Das Verwaltungsgericht Hamburg hat in seinem Beschluss vom 13. Mai dem Eilantrag von Mare Liberum e.V. vollständig stattgegeben. Das Schiff war von den Behörden festgesetzt worden aufgrund einer Weisung des Bundesverkehrsministeriums an die Berufsgenossenschaft Verkehr, zivile Rettungsschiffe auf dem Mittelmeer mit Restriktionen zu belegen.
„Die Berufsgenossenschaft (BG) Verkehr müsste nach dieser Urteilsbegründung anerkennen, dass die Mare Liberum über gültige Zertifikate verfügt.
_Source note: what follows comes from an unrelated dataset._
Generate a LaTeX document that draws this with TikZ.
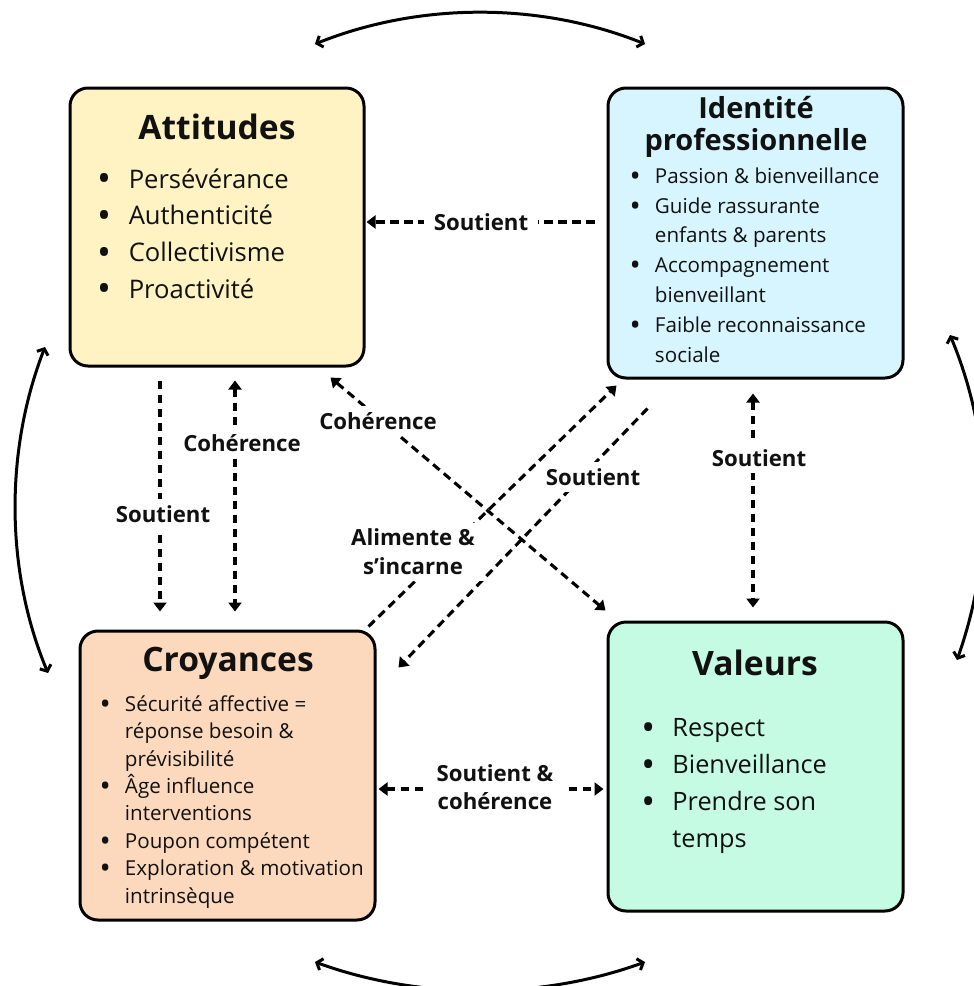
\documentclass[tikz,border=0pt]{standalone}
\usepackage{fontspec}
\setmainfont{Open Sans}
\usetikzlibrary{arrows.meta,calc}

\definecolor{attfill}{HTML}{FFF3C4}
\definecolor{idnfill}{HTML}{D7F5FF}
\definecolor{croyfill}{HTML}{FCD9BD}
\definecolor{valfill}{HTML}{C4FBE2}
\definecolor{ink}{HTML}{111111}

% bullet item and continuation line inside a list node
\newcommand\bul{\makebox[0pt]{\raisebox{-0.14em}{\scalebox{1.45}{\textbullet}}}\hspace{0.96em}}
\newcommand\cont{\hspace*{0.96em}}

\begin{document}
\begin{tikzpicture}[x=1pt,y=-1pt,
  box/.style={draw=black, line width=3pt, rounded corners=18pt, inner sep=0pt},
  ttl/.style={text=ink, font=\bfseries\fontsize{33.6}{36}\selectfont, inner sep=0pt, align=center},
  listtxt/.style={text=ink, anchor=north west, inner sep=0pt, align=left},
  dlink/.style={line width=3.1pt, dash pattern=on 8.5pt off 5.5pt},
  tipA/.style={-{Triangle[length=9pt,width=13pt]}},
  tipB/.style={{Triangle[length=9pt,width=13pt]}-{Triangle[length=9pt,width=13pt]}},
  cycle/.style={line width=3pt, {Straight Barb[length=5pt,width=12pt]}-{Straight Barb[length=5pt,width=12pt]}},
  lbl/.style={fill=white, text=ink, font=\bfseries\fontsize{22.2}{28}\selectfont, align=center, inner xsep=10pt, inner ysep=6pt}
]
\useasboundingbox (0,0) rectangle (974,986);

% ---- the four boxes
\node[box, fill=attfill,  minimum width=294pt, minimum height=278pt] (att)  at (217,227)   {};
\node[box, fill=idnfill,  minimum width=295pt, minimum height=290pt] (idn)  at (755.5,233) {};
\node[box, fill=croyfill, minimum width=295pt, minimum height=289pt] (croy) at (227.5,775.5) {};
\node[box, fill=valfill,  minimum width=295pt, minimum height=289pt] (val)  at (755.5,766.5) {};

% ---- titles
\node[ttl] (attT)  at (217,127) {Attitudes};
\node[ttl, font=\bfseries\fontsize{29}{32}\selectfont] (idnT) at (756,127) {Identité\\professionnelle};
\node[ttl] (croyT) at (228,663) {Croyances};
\node[ttl] (valT)  at (755,663) {Valeurs};

% ---- lists
\node[listtxt, font=\fontsize{25.6}{36.7}\selectfont] (attL) at (104,162.3)
  {\strut\bul Persévérance\\\bul Authenticité\\\bul Collectivisme\\\bul Proactivité};
\node[listtxt, font=\fontsize{20.6}{29.8}\selectfont] (idnL) at (635,162.3)
  {\strut\bul Passion \& bienveillance\\\bul Guide rassurante\\\cont enfants \& parents\\\bul Accompagnement\\\cont bienveillant\\\bul Faible reconnaissance\\\cont sociale};
\node[listtxt, font=\fontsize{20.6}{27.4}\selectfont] (croyL) at (105,692)
  {\strut\bul Sécurité affective =\\\cont réponse besoin \&\\\cont prévisibilité\\\bul Âge influence\\\cont interventions\\\bul Poupon compétent\\\bul Exploration \& motivation\\\cont intrinsèque};
\node[listtxt, font=\fontsize{25.3}{37}\selectfont] (valL) at (648,710.5)
  {\strut\bul Respect\\\bul Bienveillance\\\bul Prendre son\\\cont temps};

% ---- cycle arrows around the four boxes
\coordinate (tl) at (315,44);   \coordinate (tr) at (645,44);
\coordinate (bl) at (315,962);  \coordinate (br) at (645,962);
\coordinate (lt) at (45,347);   \coordinate (lb) at (48,673);
\coordinate (rt) at (950,335);  \coordinate (rb) at (957,660);
\draw[cycle] (tl) .. controls (420,2) and (540,2) .. (tr);
\draw[cycle] (bl) .. controls (420,1000) and (540,1000) .. (br);
\draw[cycle] (lt) .. controls (5,450) and (5,570) .. (lb);
\draw[cycle] (rt) .. controls (994,440) and (994,555) .. (rb);

% ---- dashed relations between the boxes
\draw[dlink, tipA] ($(idn.west)+(-12,-11)$) -- ($(att.east)+(1,-5)$);
\draw[dlink, tipA] ($(att.south)+(-57,13)$) -- ($(croy.north)+(-67.5,-18)$);
\draw[dlink, tipB] ($(att.south)+(18,13)$) -- ($(croy.north)+(7.5,-18)$);
\draw[dlink, tipB] ($(att.south east)+(-35,10)$) -- ($(val.north west)+(-1,-10)$);
\draw[dlink, tipA] ($(croy.north east)+(-8,-3)$) -- ($(idn.south west)+(10,6)$);
\draw[dlink, tipA] ($(idn.south west)+(41,29)$) -- ($(croy.north east)+(22,38)$);
\draw[dlink, tipB] ($(idn.south)+(-2.5,14)$) -- ($(val.north)+(-2.5,-13)$);
\draw[dlink, tipB] ($(croy.east)+(2,13.5)$) -- ($(val.west)+(-3,22.5)$);

% ---- relation labels
\node[lbl] (l1) at (481,222) {Soutient};
\node[lbl] (l2) at (163,514) {Soutient};
\node[lbl] (l3) at (242,443) {Cohérence};
\node[lbl] (l4) at (378,421) {Cohérence};
\node[lbl, font=\bfseries\fontsize{22.2}{29}\selectfont] (l5) at (413,552) {Alimente \&\\s’incarne};
\node[lbl] (l6) at (593,477) {Soutient};
\node[lbl] (l7) at (759,458) {Soutient};
\node[lbl] (l8) at (495,787) {Soutient \&\\cohérence};
\end{tikzpicture}
\end{document}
Die Auffassung der BG Verkehr war zu offensichtlich vom politischen Willen geprägt, unsere Arbeit zu sabotieren. Das vom CSU-Politiker Andreas Scheuer geführte Verkehrsministerium hat keine Rechtsgrundlage, gemeinnützige Vereine an der zivilen Seenotrettung und Menschenrechtsbeobachtung zu hindern“, erklärte Mare Liberum-Sprecher, Hanno Bruchmann, nach der Entscheidung.
Rechtswidrige Verfügung
Wie üblich bei umgebauten und umgenutzten Schiffen dieser Art, ist die Mare Liberum als Sportboot registriert. In einer Festhalteverfügung vom 23. April bestritt die BG Verkehr den Freizeitzweck. Das Verwaltungsgericht urteilte in einer Eilentscheidung richtungweisend: „Nach Prüfung der Sach- und Rechtslage dürfte sich die Festhalteverfügung der Antragsgegnerin als rechtswidrig erweisen“.
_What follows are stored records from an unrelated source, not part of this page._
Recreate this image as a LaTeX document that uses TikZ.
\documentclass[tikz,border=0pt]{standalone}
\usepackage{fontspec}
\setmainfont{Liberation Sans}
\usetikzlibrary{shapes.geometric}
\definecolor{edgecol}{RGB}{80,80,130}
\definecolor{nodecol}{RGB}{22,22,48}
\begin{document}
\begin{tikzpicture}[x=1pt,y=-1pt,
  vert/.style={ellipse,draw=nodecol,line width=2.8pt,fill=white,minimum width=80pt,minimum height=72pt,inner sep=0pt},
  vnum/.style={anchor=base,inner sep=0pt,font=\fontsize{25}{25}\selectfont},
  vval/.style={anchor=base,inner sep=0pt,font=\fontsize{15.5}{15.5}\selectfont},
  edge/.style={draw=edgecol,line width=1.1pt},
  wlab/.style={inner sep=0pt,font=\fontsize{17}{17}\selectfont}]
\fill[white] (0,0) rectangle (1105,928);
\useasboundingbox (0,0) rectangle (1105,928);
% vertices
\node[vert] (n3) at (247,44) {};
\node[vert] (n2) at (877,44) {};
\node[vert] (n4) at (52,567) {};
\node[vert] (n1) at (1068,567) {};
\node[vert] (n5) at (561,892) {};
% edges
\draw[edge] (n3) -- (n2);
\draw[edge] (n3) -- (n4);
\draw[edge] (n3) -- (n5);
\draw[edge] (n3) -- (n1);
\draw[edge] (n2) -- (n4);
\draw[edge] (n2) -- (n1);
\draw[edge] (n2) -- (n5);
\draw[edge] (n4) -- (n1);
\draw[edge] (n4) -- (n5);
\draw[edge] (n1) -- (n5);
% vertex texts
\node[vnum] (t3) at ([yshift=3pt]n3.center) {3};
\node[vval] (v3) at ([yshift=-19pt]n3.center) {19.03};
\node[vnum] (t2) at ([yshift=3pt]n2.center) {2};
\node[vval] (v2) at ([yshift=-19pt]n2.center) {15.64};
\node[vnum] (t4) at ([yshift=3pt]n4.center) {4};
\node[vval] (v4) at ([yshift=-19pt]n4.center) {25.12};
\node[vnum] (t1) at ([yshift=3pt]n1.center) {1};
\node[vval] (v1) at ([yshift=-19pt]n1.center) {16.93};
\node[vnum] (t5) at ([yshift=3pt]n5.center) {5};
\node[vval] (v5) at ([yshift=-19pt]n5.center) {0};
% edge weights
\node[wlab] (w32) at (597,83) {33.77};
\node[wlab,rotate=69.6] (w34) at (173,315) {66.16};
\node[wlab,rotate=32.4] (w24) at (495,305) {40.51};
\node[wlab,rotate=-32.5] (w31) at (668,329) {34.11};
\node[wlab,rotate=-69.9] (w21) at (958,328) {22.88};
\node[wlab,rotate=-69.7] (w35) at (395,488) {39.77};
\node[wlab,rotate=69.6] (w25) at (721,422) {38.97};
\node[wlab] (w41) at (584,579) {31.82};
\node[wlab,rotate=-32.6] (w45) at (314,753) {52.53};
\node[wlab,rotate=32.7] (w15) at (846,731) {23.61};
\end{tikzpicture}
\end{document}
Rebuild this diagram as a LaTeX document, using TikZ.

Die Crew der Mare Liberum bereitet das Auslaufen des Schiffes vor. Mare Liberum-Sprecher Hanno Bruchmann forderte das Bundesverkehrsministerium auf, den Erlass zurückzunehmen. „Solange staatliche Stellen ihre Aufgaben nicht erfüllen, muss die private Seenotrettung und Menschenrechtsbeobachtung unterstützt statt sabotiert werden“.
Seit der Festsetzung der Mare Librum seien in der Meerenge zwischen der Türkei und Griechenland mindestens sechs Personen während der Überfahrt ertrunken. Ein Flüchtlingsboot, das bereits in europäischen Gewässern war, sei „illegal zurück in die Türkei gedrängt“ worden. Ohne die Arbeit von Mare Librum drängen nur wenige Informationen an die Öffentlichkeitsarbeit, betont die Organisation.
Auf Anfrage antwortete die Bundesregierung kürzlich, sich „gegen pauschale Kriminalisierung und eine Behinderung der Tätigkeit privater Seenotretterinnen und Seenotretter“ zu wenden. Der Erlass des Verkehrsministeriums richte sich jedoch explizit gegen private Seenotrettungsschiffe auf dem Mittelmeer, betont Mare Liberum e.V.
Politische Absicht
Am 7. Mai hatte ein Gericht in Den Haag ebenfalls zugunsten der Seenotrettungsorganisation Sea-Watch e.V. entschieden, die Sea-Watch 3 konnte deswegen nach einer knapp einmonatigen Blockade wieder in Richtung Mittelmeer aufbrechen. Die Niederlande als Flaggenstaat hatten die Sea-Watch 3 festgesetzt mit dem Hinweis auf Sicherheitsmängel entsprechend neuen Vorschriften.
Das Gericht gab der NGO jetzt einen Aufschub bis Mitte August, um die geforderten Sicherheitsmaßnahmen umzusetzen. Das niederländische Ministerium hatte diese Vorschriften neu erlassen. Die Sea-Watch 3 sei „das einzige Schiff gewesen, bei der die neuen Vorschriften ohne Übergangsfrist in Kraft traten“, betont die Organisation. Das Ministerium hätte zuvor eine solche Frist zugesagt, wie sie jetzt vom Gericht zugestanden worden sei. Die politishe Absicht dieser Regierungsentscheidung sei offensichtlich: die Blockade der Seenotrettung.
Europa lasse „zur Abschreckung Menschen ertrinken, die nur die Wahl zwischen Folter und Tod oder dem Mittelmeer haben“, betonte Philipp Hahn, Einsatzleiter der Sea-Watch 3. So lange in Libyen Krieg herrsche und Flüchtende dort in Lagern eingesperrt würden und unmenschliche Zustände über sich ergehen lassen müssen, werde es Flüchtlinge über as Mittelmeer geben.
Noch festgesetzt ist derzeit das Rettungsschiff Mare Jonio betrieben von der Sea-Watch Partnerorganisation Mediterranea. Es wurde am 10. Mai nach der Rettung und Anlandung von Flüchtenden in Italien beschlagnahmt. Die Mare Ionio fährt unter italienischer Flagge.